# WRITTEN PROBLEM
Skip every image and restate the data word for word.

— Start EXCERPTED DATA —

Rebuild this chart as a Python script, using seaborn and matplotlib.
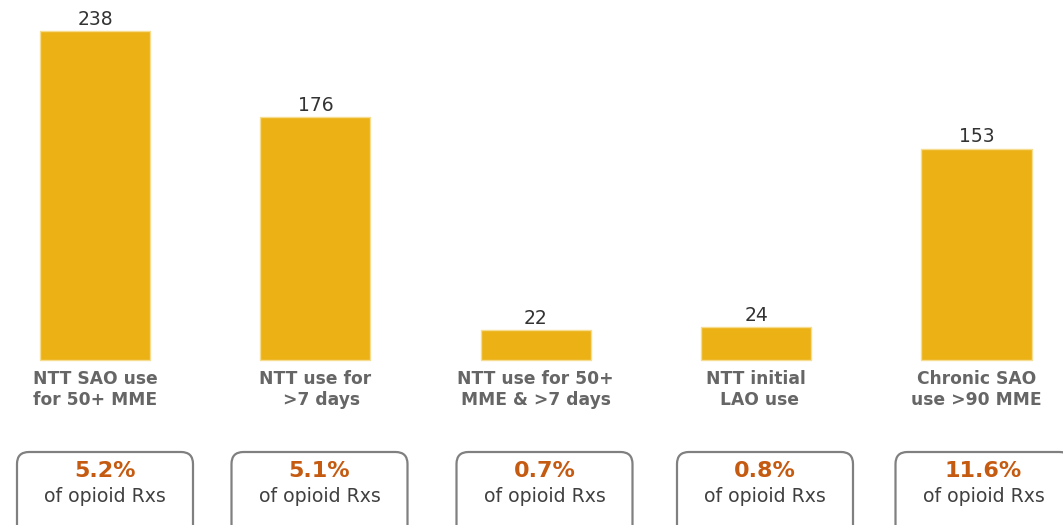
import matplotlib
matplotlib.use("Agg")
import matplotlib.pyplot as plt
import seaborn as sns
import pandas as pd
from matplotlib.patches import FancyBboxPatch

categories = ["NTT SAO use\nfor 50+ MME", "NTT use for\n  >7 days", "NTT use for 50+\nMME & >7 days",
              "NTT initial\n LAO use", "Chronic SAO\nuse >90 MME"]
values = [238, 176, 22, 24, 153]
pct_of_rxs = [5.2, 5.1, 0.7, 0.8, 11.6]
pct_caption = "of opioid Rxs"

BAR_COLOR = "#EBB115"
EDGE_COLOR = "#F6DC8E"
LABEL_GRAY = "#666666"
PCT_COLOR = "#C55A11"
TEXT_DARK = "#404040"

W, H = 1063, 525
fig = plt.figure(figsize=(W / 100, H / 100), dpi=100)
ax = fig.add_axes([0, 0, 1, 1])

df = pd.DataFrame({"cat": categories, "val": values})
sns.barplot(data=df, x="cat", y="val", color=BAR_COLOR, width=0.5, ax=ax,
            edgecolor=EDGE_COLOR, linewidth=1, saturation=1)

# axis scaling (pixel layout)
x0_px, step_px = 95, 220.375
y0_px, py_per_unit = 360, 1.382
ax.set_xlim(-x0_px / step_px, (W - x0_px) / step_px)
ax.set_ylim(-(H - y0_px) / py_per_unit, y0_px / py_per_unit)
ax.axis("off")

ax.bar_label(ax.containers[0], labels=[str(v) for v in values], padding=1.5,
             fontsize=13.5, color="#333333")

for i, cat in enumerate(categories):
    ax.annotate(cat, xy=(i, 0), xytext=(0, -7.5), textcoords="offset points",
                ha="center", va="top", multialignment="center",
                fontsize=12.3, fontweight="bold", color=LABEL_GRAY, linespacing=1.22)

# summary boxes
box_centers_px = [105, 319.5, 544.5, 765, 983.5]
box_w, box_top = 176, 452
for cx, p in zip(box_centers_px, pct_of_rxs):
    left = (cx - box_w / 2) / 100
    bottom = -20 / 100
    height = (H - box_top + 20) / 100
    patch = FancyBboxPatch((left, bottom), box_w / 100, height,
                           boxstyle="round,pad=0,rounding_size=0.12",
                           transform=fig.dpi_scale_trans, facecolor="white",
                           edgecolor="#808080", linewidth=1.6)
    fig.patches.append(patch)
    fig.text(cx / W, 1 - 471 / H, f"{p}%", ha="center", va="center",
             fontsize=16, fontweight="bold", color=PCT_COLOR)
    fig.text(cx / W, 1 - 497 / H, pct_caption, ha="center", va="center",
             fontsize=13.6, color=TEXT_DARK)

fig.savefig("out.png", dpi=100, facecolor="white")
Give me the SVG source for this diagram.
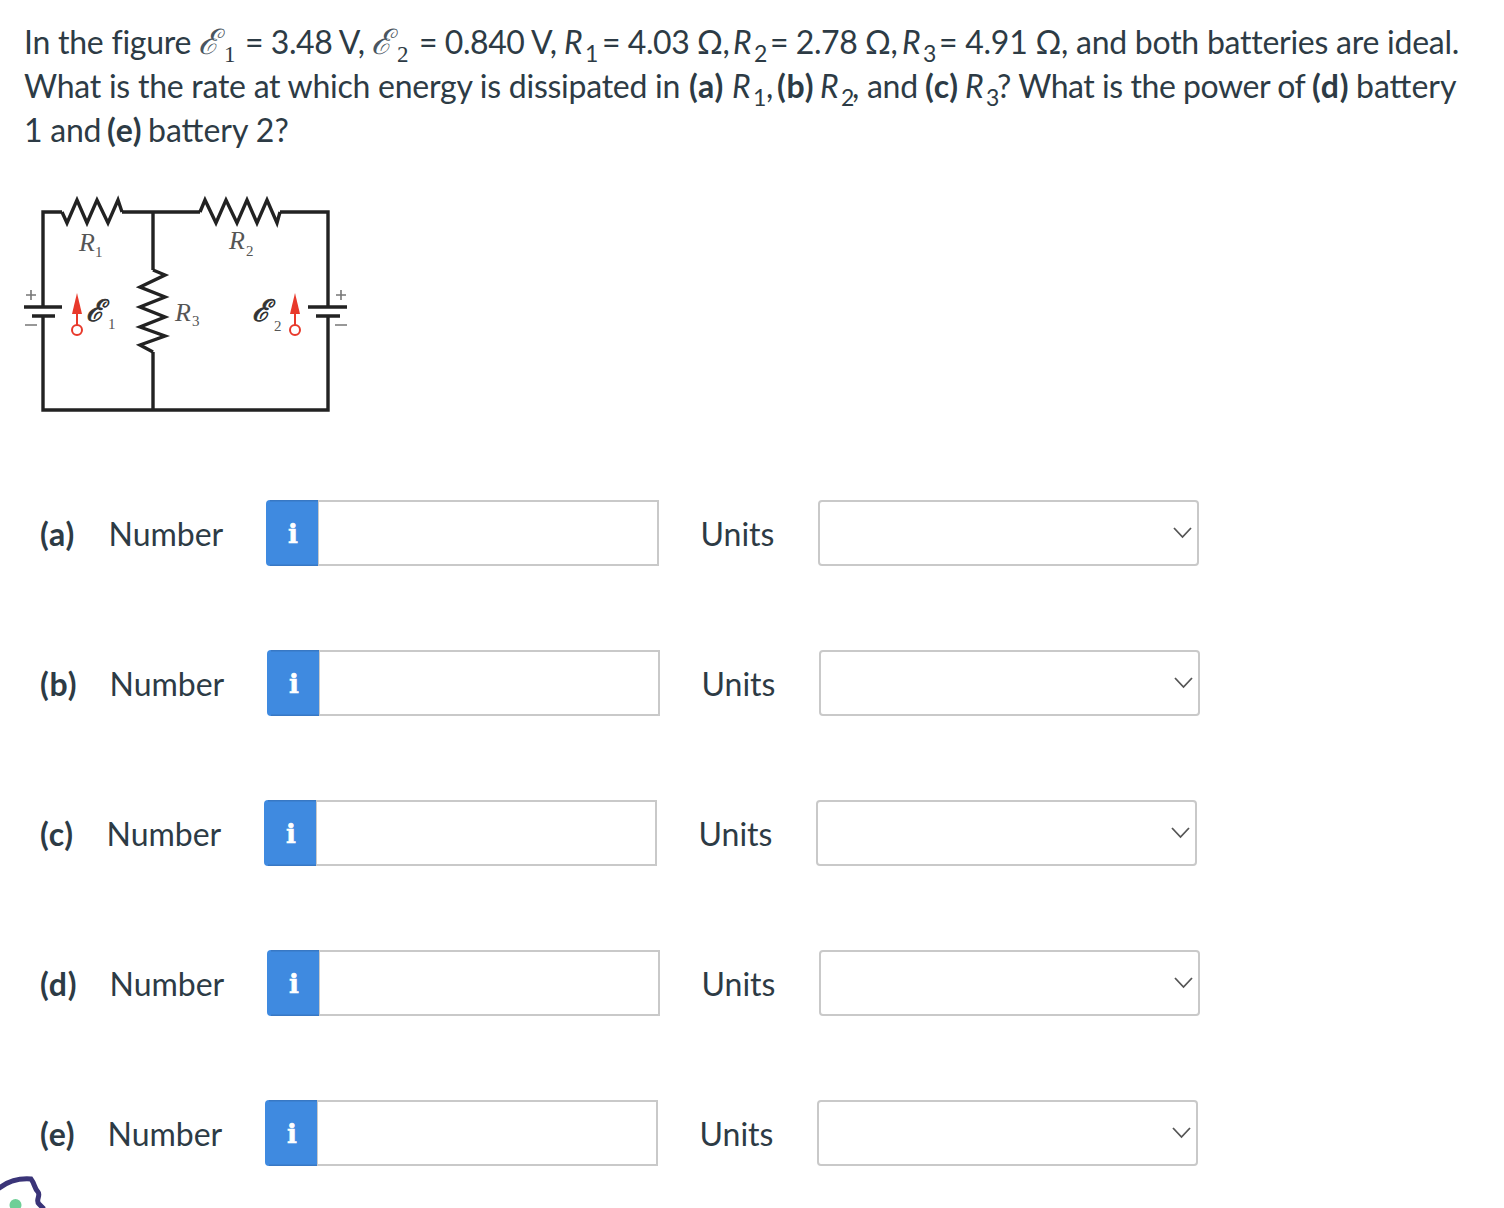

— End EXCERPTED DATA —

# WRITTEN REPLY
Rebuild this chart as a Python script, using seaborn and matplotlib.
import matplotlib
matplotlib.use("Agg")
import matplotlib.pyplot as plt
import seaborn as sns
import pandas as pd
from matplotlib.patches import FancyBboxPatch

categories = ["NTT SAO use\nfor 50+ MME", "NTT use for\n  >7 days", "NTT use for 50+\nMME & >7 days",
              "NTT initial\n LAO use", "Chronic SAO\nuse >90 MME"]
values = [238, 176, 22, 24, 153]
pct_of_rxs = [5.2, 5.1, 0.7, 0.8, 11.6]
pct_caption = "of opioid Rxs"

BAR_COLOR = "#EBB115"
EDGE_COLOR = "#F6DC8E"
LABEL_GRAY = "#666666"
PCT_COLOR = "#C55A11"
TEXT_DARK = "#404040"

W, H = 1063, 525
fig = plt.figure(figsize=(W / 100, H / 100), dpi=100)
ax = fig.add_axes([0, 0, 1, 1])

df = pd.DataFrame({"cat": categories, "val": values})
sns.barplot(data=df, x="cat", y="val", color=BAR_COLOR, width=0.5, ax=ax,
            edgecolor=EDGE_COLOR, linewidth=1, saturation=1)

# axis scaling (pixel layout)
x0_px, step_px = 95, 220.375
y0_px, py_per_unit = 360, 1.382
ax.set_xlim(-x0_px / step_px, (W - x0_px) / step_px)
ax.set_ylim(-(H - y0_px) / py_per_unit, y0_px / py_per_unit)
ax.axis("off")

ax.bar_label(ax.containers[0], labels=[str(v) for v in values], padding=1.5,
             fontsize=13.5, color="#333333")

for i, cat in enumerate(categories):
    ax.annotate(cat, xy=(i, 0), xytext=(0, -7.5), textcoords="offset points",
                ha="center", va="top", multialignment="center",
                fontsize=12.3, fontweight="bold", color=LABEL_GRAY, linespacing=1.22)

# summary boxes
box_centers_px = [105, 319.5, 544.5, 765, 983.5]
box_w, box_top = 176, 452
for cx, p in zip(box_centers_px, pct_of_rxs):
    left = (cx - box_w / 2) / 100
    bottom = -20 / 100
    height = (H - box_top + 20) / 100
    patch = FancyBboxPatch((left, bottom), box_w / 100, height,
                           boxstyle="round,pad=0,rounding_size=0.12",
                           transform=fig.dpi_scale_trans, facecolor="white",
                           edgecolor="#808080", linewidth=1.6)
    fig.patches.append(patch)
    fig.text(cx / W, 1 - 471 / H, f"{p}%", ha="center", va="center",
             fontsize=16, fontweight="bold", color=PCT_COLOR)
    fig.text(cx / W, 1 - 497 / H, pct_caption, ha="center", va="center",
             fontsize=13.6, color=TEXT_DARK)

fig.savefig("out.png", dpi=100, facecolor="white")
Give me the SVG source for this diagram.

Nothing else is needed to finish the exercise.